Political posters are often ineffective because their tone is violent. When somebody attacks you, your impulses are not to surrender but to fight back. My concern about most political material is that it is not thoughtful. These are often pieces that satisfy their maker and express their rage, but they do not change other people’s opinions. In political action, you want to transform people’s vision – you want them to agree with you and act with you. The issue about urging people to vote is that it’s not enough to say ‘Go vote’, for example. You have to tell people why. For me, if you don’t vote, you’re essentially invisible, which is what my poster, I hope, conveys.
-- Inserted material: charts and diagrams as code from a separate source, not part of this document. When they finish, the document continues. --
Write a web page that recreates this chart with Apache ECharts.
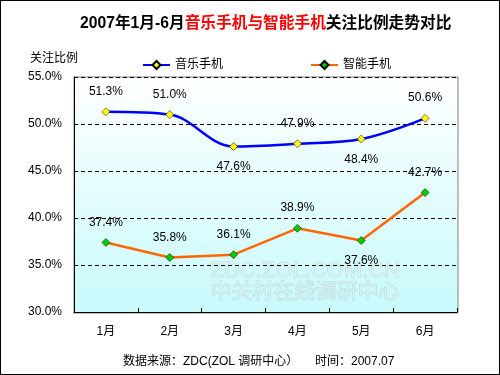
<!DOCTYPE html>
<html><head><meta charset="utf-8">
<script src="https://cdn.jsdelivr.net/npm/echarts@6/dist/echarts.min.js"></script>
<style>html,body{margin:0;padding:0;background:#fff}#c{width:500px;height:375px;box-sizing:border-box;border:1px solid #000}</style>
</head><body><div id="c"></div>
<script>
const categories = ['1月','2月','3月','4月','5月','6月'];
const musicPhone = [51.3, 51.0, 47.6, 47.9, 48.4, 50.6];
const smartPhone = [37.4, 35.8, 36.1, 38.9, 37.6, 42.7];
const musicLabelPos = ['top','top','bottom','top','bottom','top'];
const smartLabelPos = ['top','top','top','top','bottom','top'];
const yTicks = {min:30, max:55, interval:5};

const chart = echarts.init(document.getElementById('c'), null, {renderer:'canvas'});
const font = 'Arial, "Noto Sans CJK SC", sans-serif';
const lbl = {fontFamily: font, fontSize: 12, color:'#000', formatter: p => p.value.toFixed(1)+'%'};
chart.setOption({
  animation:false,
  textStyle:{fontFamily:font},
  title:{
    text:'{b|2007年1月-6月}{r|音乐手机与智能手机}{b|关注比例走势对比}',
    left:79, top:15, padding:0,
    textStyle:{rich:{
      b:{fontSize:15.7, fontWeight:'bold', color:'#000', fontFamily:font},
      r:{fontSize:15.7, fontWeight:'bold', color:'#ff0000', fontFamily:font}
    }}
  },
  legend:{
    top:58, left:141, padding:0, itemGap:87, itemWidth:27, itemHeight:10,
    textStyle:{fontSize:12, color:'#000', fontFamily:font},
    data:['音乐手机','智能手机']
  },
  grid:{left:73, right:42, top:76, bottom:62},
  xAxis:{
    type:'category', data:categories, boundaryGap:true,
    axisLine:{lineStyle:{color:'#000'}},
    axisTick:{show:true, alignWithLabel:false, lineStyle:{color:'#000'}, length:4, inside:true},
    axisLabel:{color:'#000', fontSize:12, margin:14}
  },
  yAxis:{
    type:'value', min:yTicks.min, max:yTicks.max, interval:yTicks.interval,
    name:'关注比例', nameLocation:'end', nameGap:12,
    nameTextStyle:{color:'#000', fontSize:12, align:'right', padding:[0,-4,0,0]},
    axisLine:{show:true, lineStyle:{color:'#000'}},
    axisTick:{show:false},
    axisLabel:{color:'#000', fontSize:12, margin:12, formatter: v => v.toFixed(1)+'%'},
    splitLine:{show:true, lineStyle:{color:'#000', type:[4,3], width:1}},
    splitArea:{show:false}
  },
  graphic:[
    {type:'rect', z:-1, shape:{x:73, y:76, width:384, height:236},
     style:{fill:new echarts.graphic.LinearGradient(0,0,0,1,[{offset:0,color:'#ffffff'},{offset:1,color:'#c8fafc'}]), stroke:'#808080', lineWidth:1}},
    {type:'text', left:122, top:355, style:{text:'数据来源：ZDC(ZOL 调研中心）     时间：2007.07', fontSize:12, fill:'#000', fontFamily:font}},
    {type:'text', left:209, top:258, z:0, style:{text:'ZDC.ZOL.COM.CN', fontSize:22, fill:'rgba(255,255,255,0.3)', stroke:'rgba(150,160,160,0.3)', lineWidth:1, fontFamily:font}},
    {type:'text', left:209, top:280, z:0, style:{text:'中关村在线调研中心', fontSize:21, fill:'rgba(255,255,255,0.3)', stroke:'rgba(150,160,160,0.3)', lineWidth:1, fontFamily:font}}
  ],
  series:[
    {name:'音乐手机', type:'line', data:musicPhone.map((v,i)=>({value:v, label:{position:musicLabelPos[i]}})),
     smooth:0.35, symbol:'diamond', symbolSize:8,
     lineStyle:{color:'#0000ff', width:2.5},
     itemStyle:{color:'#ffff00', borderColor:'#000', borderWidth:0.5},
     label:Object.assign({show:true, distance:10}, lbl)},
    {name:'智能手机', type:'line', data:smartPhone.map((v,i)=>({value:v, label:{position:smartLabelPos[i]}})),
     smooth:false, symbol:'diamond', symbolSize:8,
     lineStyle:{color:'#ff6600', width:2.5},
     itemStyle:{color:'#00cc00', borderColor:'#000', borderWidth:0.5},
     label:Object.assign({show:true, distance:10}, lbl)}
  ]
});
</script></body></html>
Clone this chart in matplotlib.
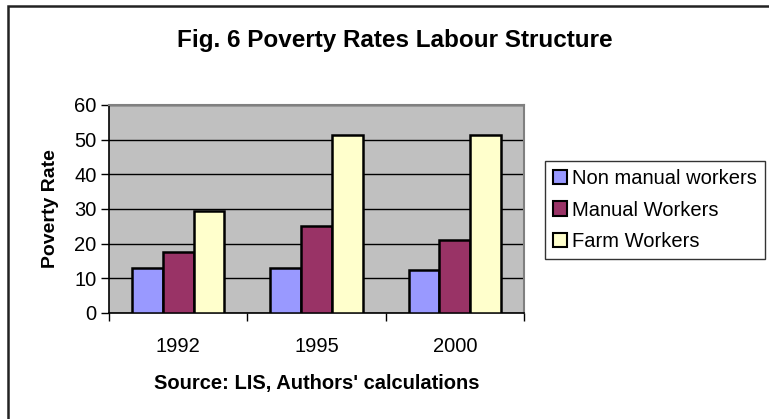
import matplotlib.pyplot as plt
import matplotlib.patches as mpatches
import numpy as np

plt.rcParams['font.family'] = ['Liberation Sans', 'DejaVu Sans']

years = ['1992', '1995', '2000']
series = ['Non manual workers', 'Manual Workers', 'Farm Workers']
non_manual = [13.0, 13.1, 12.5]
manual = [17.7, 25.1, 21.0]
farm = [29.5, 51.3, 51.3]
colors = ['#9999FF', '#993366', '#FFFFCC']

W, H = 769, 419
fig = plt.figure(figsize=(W / 100, H / 100), dpi=100)
ax = fig.add_axes([109 / W, 1 - 313 / H, (524 - 109) / W, (313 - 105) / H])
ax.set_facecolor('#C0C0C0')

x = np.arange(len(years))
bw = 0.222
for i, (vals, c, name) in enumerate(zip([non_manual, manual, farm], colors, series)):
	ax.bar(x + (i - 1) * bw, vals, bw, color=c, edgecolor='black', linewidth=1.8,
		label=name, zorder=3)

ax.set_xlim(-0.5, 2.5)
ax.set_ylim(0, 60)
ax.set_yticks(range(0, 61, 10))
ax.yaxis.grid(True, color='black', linewidth=1.0, zorder=1)
ax.set_axisbelow(True)
ax.set_xticks(x)
ax.set_xticklabels(years)
ax.set_xticks([-0.5, 0.5, 1.5, 2.5], minor=True)
ax.tick_params(axis='x', which='major', length=0, pad=17, labelsize=14.5)
ax.tick_params(axis='x', which='minor', length=6, width=1, direction='out')
ax.tick_params(axis='y', length=6, width=1, direction='out', labelsize=14.5, pad=3)

for s in ['top', 'right']:
	ax.spines[s].set_color('#808080')
	ax.spines[s].set_linewidth(1.5)
for s in ['left', 'bottom']:
	ax.spines[s].set_color('black')
	ax.spines[s].set_linewidth(1.2)

ax.set_ylabel('Poverty Rate', fontsize=14, fontweight='bold', labelpad=11)
ax.set_xlabel("Source: LIS, Authors' calculations", fontsize=14.5, fontweight='bold', labelpad=13)
fig.text(395 / W, 1 - 40 / H, 'Fig. 6 Poverty Rates Labour Structure', fontsize=17.5,
	fontweight='bold', ha='center', va='center')

leg = fig.legend(loc='upper left', bbox_to_anchor=(545 / W, 1 - 161 / H), fontsize=14.5,
	frameon=True, fancybox=False, handlelength=0.7, handleheight=0.7,
	handletextpad=0.25, borderpad=0.4, labelspacing=0.62, borderaxespad=0)
leg.get_frame().set_edgecolor('black')
leg.get_frame().set_linewidth(1.0)
for h in leg.legend_handles:
	h.set_linewidth(1.5)

fig.patches.append(mpatches.Rectangle((8 / W, -0.05), 1.1, 1 - 6 / H + 0.05,
	transform=fig.transFigure, fill=False, edgecolor='#222222', linewidth=1.8))

fig.savefig('out.png', dpi=100)
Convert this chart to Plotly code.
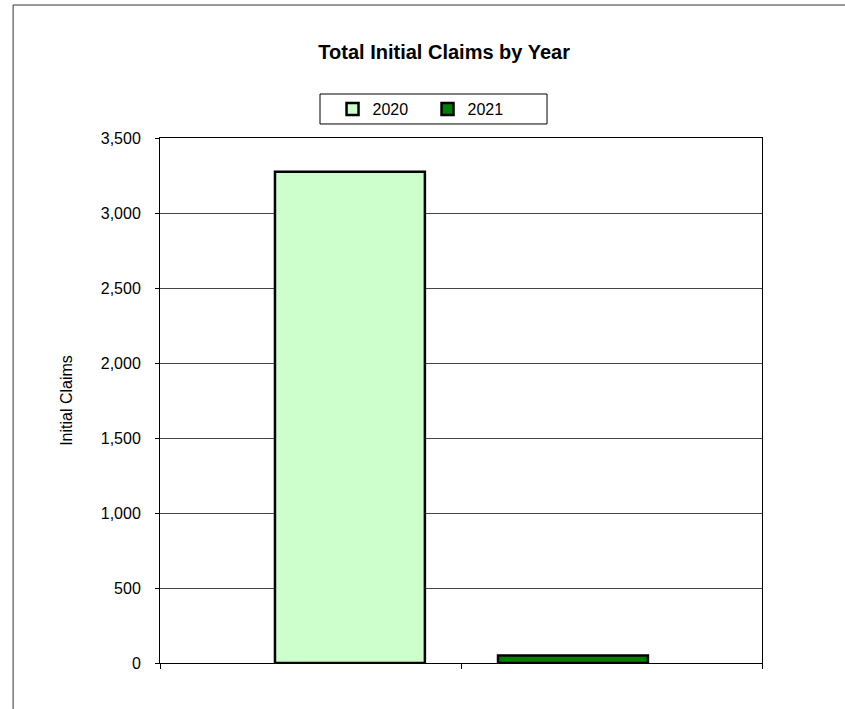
import plotly.graph_objects as go

years = ['2020', '2021']
claims = [3275, 50]
positions = [0, 1]
colors = ['#CCFFCC', '#008000']
bar_offsets = [-0.118, -0.377]

fig = go.Figure()
for yr, val, pos, col, off in zip(years, claims, positions, colors, bar_offsets):
    fig.add_trace(go.Bar(
        x=[pos], y=[val], name=yr, width=0.498, offset=off,
        marker=dict(color=col, line=dict(color='black', width=2.5)),
    ))

fig.update_layout(
    width=845, height=709,
    paper_bgcolor='white', plot_bgcolor='white',
    font=dict(family='Liberation Sans, Arial, sans-serif', size=16, color='black'),
    title=dict(text='<b>Total Initial Claims by Year</b>', xref='paper', x=0.472, xanchor='center',
               y=0.9267, yanchor='middle', font=dict(size=20)),
    margin=dict(l=160, r=83, t=138, b=46),
    barmode='overlay',
    showlegend=True,
    legend=dict(orientation='h', x=0.4444, xanchor='center', y=1.055, yanchor='middle',
                borderwidth=0, bgcolor='rgba(0,0,0,0)',
                entrywidth=50, font=dict(size=16), itemwidth=30),
)

fig.update_xaxes(range=[-0.5, 1.5], tickmode='array', tickvals=[-0.5, 0.5, 1.5],
                 showticklabels=False, ticks='outside', ticklen=5, tickcolor='black',
                 showline=True, linecolor='black', linewidth=1, mirror=True,
                 showgrid=False, zeroline=False)
fig.update_yaxes(range=[0, 3500], tickvals=list(range(0, 3501, 500)), tickformat=',',
                 ticks='outside', ticklen=4, tickcolor='black', ticklabelstandoff=11,
                 showline=True, linecolor='black', linewidth=1, mirror=True,
                 showgrid=True, gridcolor='#444444', gridwidth=1, zeroline=False,
                 title=dict(text='Initial Claims', standoff=24, font=dict(size=16)))

# outer chart border (top and left visible)
fig.add_shape(type='rect', xref='paper', yref='paper',
              x0=-0.244, x1=1.2, y0=-0.2, y1=1.2533,
              line=dict(color='#333333', width=1), fillcolor='rgba(0,0,0,0)', layer='below')
# legend box
fig.add_shape(type='rect', xref='paper', yref='paper',
              x0=0.2658, x1=0.6429, y0=1.0267, y1=1.0838,
              line=dict(color='black', width=1), fillcolor='white', layer='below')

fig.write_html('out.html', config={'displayModeBar': False},
               post_script="document.body.style.margin='0';")
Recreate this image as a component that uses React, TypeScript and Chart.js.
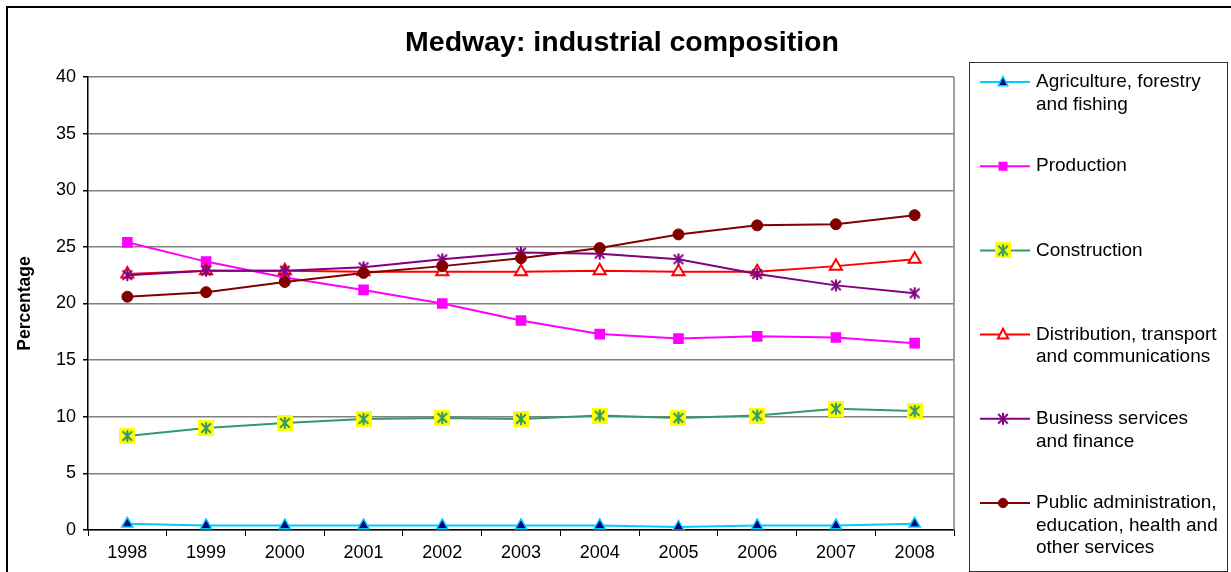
import React, { useEffect, useRef } from 'react';
import { Chart, registerables } from 'chart.js';

Chart.register(...registerables);

const years = ['1998', '1999', '2000', '2001', '2002', '2003', '2004', '2005', '2006', '2007', '2008'];
const agriculture = [0.55, 0.4, 0.4, 0.4, 0.4, 0.4, 0.4, 0.27, 0.4, 0.4, 0.55];
const production = [25.4, 23.7, 22.3, 21.2, 20.0, 18.5, 17.3, 16.9, 17.1, 17.0, 16.5];
const construction = [8.3, 9.0, 9.45, 9.8, 9.9, 9.8, 10.1, 9.9, 10.1, 10.7, 10.5];
const distribution = [22.6, 22.9, 22.9, 22.8, 22.8, 22.8, 22.9, 22.8, 22.8, 23.3, 23.9];
const business = [22.5, 22.9, 22.9, 23.2, 23.9, 24.5, 24.4, 23.9, 22.6, 21.6, 20.9];
const publicAdmin = [20.6, 21.0, 21.9, 22.7, 23.3, 24.0, 24.9, 26.1, 26.9, 27.0, 27.8];

const seriesNames = [
  ['Agriculture, forestry', 'and fishing'],
  ['Production'],
  ['Construction'],
  ['Distribution, transport', 'and communications'],
  ['Business services', 'and finance'],
  ['Public administration,', 'education, health and', 'other services'],
];

const titleText = 'Medway: industrial composition';
const yTitle = 'Percentage';
const yMin = 0;
const yMax = 40;
const yStep = 5;

const FAMILY = '"Liberation Sans", Arial, sans-serif';

function makeAsterisk(size: number, bg: string | null, color: string, lw: number, inset: number): HTMLCanvasElement {
  const c = document.createElement('canvas');
  c.width = size;
  c.height = size;
  const g = c.getContext('2d')!;
  if (bg) {
    g.fillStyle = bg;
    g.fillRect(0, 0, size, size);
  }
  g.strokeStyle = color;
  g.lineWidth = lw;
  g.lineCap = 'butt';
  const m = size / 2;
  const r = size / 2 - inset;
  const d = r * 0.8;
  g.beginPath();
  g.moveTo(m, m - r);
  g.lineTo(m, m + r);
  g.moveTo(m - d, m - d);
  g.lineTo(m + d, m + d);
  g.moveTo(m + d, m - d);
  g.lineTo(m - d, m + d);
  g.stroke();
  return c;
}

function drawMarker(ctx: CanvasRenderingContext2D, ds: any, x: number, y: number, scale: number) {
  const style = ds.pointStyle;
  const r = ds.pointRadius * scale;
  ctx.save();
  if (style instanceof HTMLCanvasElement) {
    ctx.drawImage(style, x - style.width / 2, y - style.height / 2);
    ctx.restore();
    return;
  }
  ctx.fillStyle = ds.pointBackgroundColor;
  ctx.strokeStyle = ds.pointBorderColor;
  ctx.lineWidth = ds.pointBorderWidth;
  ctx.beginPath();
  if (style === 'triangle') {
    ctx.moveTo(x, y - r);
    ctx.lineTo(x + r * 0.866, y + r * 0.5 + 1);
    ctx.lineTo(x - r * 0.866, y + r * 0.5 + 1);
    ctx.closePath();
  } else if (style === 'rect') {
    const s = r * Math.SQRT1_2;
    ctx.rect(x - s, y - s, 2 * s, 2 * s);
  } else {
    ctx.arc(x, y, r, 0, Math.PI * 2);
  }
  ctx.fill();
  if (ds.pointBorderWidth > 0) ctx.stroke();
  ctx.restore();
}

export default function App() {
  const ref = useRef<HTMLCanvasElement>(null);

  useEffect(() => {
    const canvas = ref.current!;
    const conMark = makeAsterisk(16, '#FFFF00', '#339966', 2, 2);
    const busMark = makeAsterisk(16, null, '#800080', 2, 2);

    const datasets: any[] = [
      {
        label: seriesNames[0].join(' '),
        data: agriculture,
        borderColor: '#00CCFF',
        borderWidth: 2,
        pointStyle: 'triangle',
        pointRadius: 6.5,
        pointBackgroundColor: '#000080',
        pointBorderColor: '#00CCFF',
        pointBorderWidth: 1.5,
        order: 5,
      },
      {
        label: seriesNames[1].join(' '),
        data: production,
        borderColor: '#FF00FF',
        borderWidth: 2,
        pointStyle: 'rect',
        pointRadius: 7.5,
        pointBackgroundColor: '#FF00FF',
        pointBorderColor: '#FF00FF',
        pointBorderWidth: 0,
        order: 4,
      },
      {
        label: seriesNames[2].join(' '),
        data: construction,
        borderColor: '#339966',
        borderWidth: 2,
        pointStyle: conMark,
        pointRadius: 8,
        order: 3,
      },
      {
        label: seriesNames[3].join(' '),
        data: distribution,
        borderColor: '#FF0000',
        borderWidth: 2,
        pointStyle: 'triangle',
        pointRadius: 7,
        pointBackgroundColor: '#FFFFFF',
        pointBorderColor: '#FF0000',
        pointBorderWidth: 2,
        order: 2,
      },
      {
        label: seriesNames[4].join(' '),
        data: business,
        borderColor: '#800080',
        borderWidth: 2,
        pointStyle: busMark,
        pointRadius: 8,
        order: 1,
      },
      {
        label: seriesNames[5].join(' '),
        data: publicAdmin,
        borderColor: '#800000',
        borderWidth: 2,
        pointStyle: 'circle',
        pointRadius: 5.5,
        pointBackgroundColor: '#800000',
        pointBorderColor: '#800000',
        pointBorderWidth: 1,
        order: 0,
      },
    ];
    datasets.forEach((d) => {
      d.tension = 0;
      d.fill = false;
    });

    const framePlugin = {
      id: 'frame',
      beforeDatasetsDraw(chart: any) {
        const { ctx, chartArea } = chart;
        ctx.save();
        ctx.strokeStyle = '#808080';
        ctx.lineWidth = 1.5;
        ctx.beginPath();
        ctx.moveTo(Math.round(chartArea.right), chartArea.top);
        ctx.lineTo(Math.round(chartArea.right), chartArea.bottom);
        ctx.stroke();
        ctx.restore();
      },
      afterDraw(chart: any) {
        const ctx: CanvasRenderingContext2D = chart.ctx;
        ctx.save();
        // outer border
        ctx.strokeStyle = '#000';
        ctx.lineWidth = 2;
        ctx.strokeRect(7, 7, 1400, 800);
        // title
        ctx.fillStyle = '#000';
        ctx.font = `bold 28.5px ${FAMILY}`;
        ctx.textAlign = 'center';
        ctx.textBaseline = 'middle';
        ctx.fillText(titleText, 622, 43);
        // legend box
        ctx.strokeStyle = '#333';
        ctx.lineWidth = 1;
        ctx.strokeRect(969.5, 62.5, 258, 509);
        ctx.font = `19px ${FAMILY}`;
        ctx.textAlign = 'left';
        datasets.forEach((ds, i) => {
          const y0 = 82 + i * 84.2;
          ctx.strokeStyle = ds.borderColor;
          ctx.lineWidth = 2;
          ctx.beginPath();
          ctx.moveTo(980, y0);
          ctx.lineTo(1030, y0);
          ctx.stroke();
          drawMarker(ctx, ds, 1003, y0, 0.85);
          ctx.fillStyle = '#000';
          seriesNames[i].forEach((line, k) => {
            ctx.fillText(line, 1036, y0 + k * 22.5);
          });
        });
        ctx.restore();
      },
    };

    const tickFont = { family: FAMILY, size: 18 };

    const chart = new Chart(canvas, {
      type: 'line',
      data: { labels: years, datasets },
      options: {
        responsive: false,
        animation: false,
        layout: { padding: { left: 8, right: 277, top: 77, bottom: 0 } },
        plugins: {
          legend: { display: false },
          title: { display: false },
          tooltip: { enabled: false },
        },
        scales: {
          x: {
            offset: true,
            grid: {
              offset: true,
              drawOnChartArea: false,
              drawTicks: true,
              tickLength: 6,
              tickColor: '#000',
            },
            border: { color: '#000', width: 1.5 },
            ticks: { font: tickFont, color: '#000', padding: 6, maxRotation: 0, autoSkip: false },
            afterFit: (s: any) => {
              s.height = 42;
            },
          },
          y: {
            min: yMin,
            max: yMax,
            ticks: { stepSize: yStep, font: tickFont, color: '#000', padding: 7 },
            grid: { color: '#808080', lineWidth: 1.5, tickLength: 5, tickColor: '#000' },
            border: { color: '#000', width: 1.5 },
            title: {
              display: true,
              text: yTitle,
              color: '#000',
              font: { family: FAMILY, size: 17.5, weight: 'bold' },
              padding: { top: 7, bottom: 0 },
            },
            afterFit: (s: any) => {
              s.width = 80;
            },
          },
        },
      } as any,
      plugins: [framePlugin],
    });

    return () => chart.destroy();
  }, []);

  return (
    <div style={{ position: 'absolute', left: 0, top: 0, width: 1231, height: 572, background: '#fff' }}>
      <canvas ref={ref} width={1231} height={572} style={{ display: 'block' }} />
    </div>
  );
}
Since the 1950s, the SVA has featured the work of practising faculty members as part of poster campaigns in New York’s subway stations. My recent SVA posters are all political. All three attack assumptions made by the Trumpian universe. ‘It’s Not About Me, It’s About We’ is an attack on Trumpian narcissism – you can take whatever credit you want, but you are not the universe and all of us are in this together. The purpose of the world is not to enrich some and ignore others; it is to transform the human spirit so we all recognise our common objectives.
‘Give Help’ is an attack on Trump’s view of the ‘other’. It shows a submerged building and is a reference to the US territory Puerto Rico, and how slow and indifferent the US government had been in aiding its recovery since 2017’s Hurricane Maria.
Essentially, Puerto Ricans are not considered Americans because they are darker skinned. It is a reminder of the fake promise that Trump made to take care of them, which hasn’t happened. It is also a reminder that Trump has made false promises to us all.
‘To Dream is Human’ is a universal message that also has a specific political meaning in the US. ‘Dreamers’ is a term derived from the DREAM (Development, Relief, and Education for Alien Minors) Act and refers to some 700,000 undocumented immigrants who arrived here as children, mostly from Central America. Obama granted them rights that Trump wants to roll back. The poster is about shifting the idea of a dreamer as somebody you don’t want in your neighbourhood because they are somehow beneath you to the idea that to dream is the most important thing humans can do. It’s a shift of language – this is the germ I want to plant in people’s minds.
As a designer, it’s very hard really to know the results of what you do. You never know what changes people’s perception. When I did the ‘I ❤ NY’ campaign, I thought it was going to be around for two weeks and then disappear, but it turned out to be extremely persuasive and durable. It actually had an effect on life in the city. Because it rang true, it was powerful in making people act in a different way. So I have had a few experiences – not many – where I did something that changed an existing condition. This, of course, is the greatest reward in graphic design; when you do something that changes the human condition for the better. The question for us all in the profession, which is too rarely asked, is, what are the consequences of my work?
‘It’s Not Warming, It’s Dying’ is an example of something that hasn’t yet entered the system. Even though SVA had it on the side of a building, and gave out badges, it never quite entered into public consciousness. One reason may be that there are a lot of other expressions of this idea. Another is that the world’s ruling political and financial powers don’t want to act to end global warming – this group’s interests are the most powerful forces in our culture. Campaigns like this seem to be going nowhere, but you never know where the tipping point is, of course.
You know, late in life, I question much more – even the simplest decisions that I used to take for granted. I take a longer view, too, perhaps a more Buddhist approach about what is good and what is bad and what we should be in favour of, and so on. With distance comes humility, and the idea that perception – the mind – creates everything. With this comes a sense of optimism.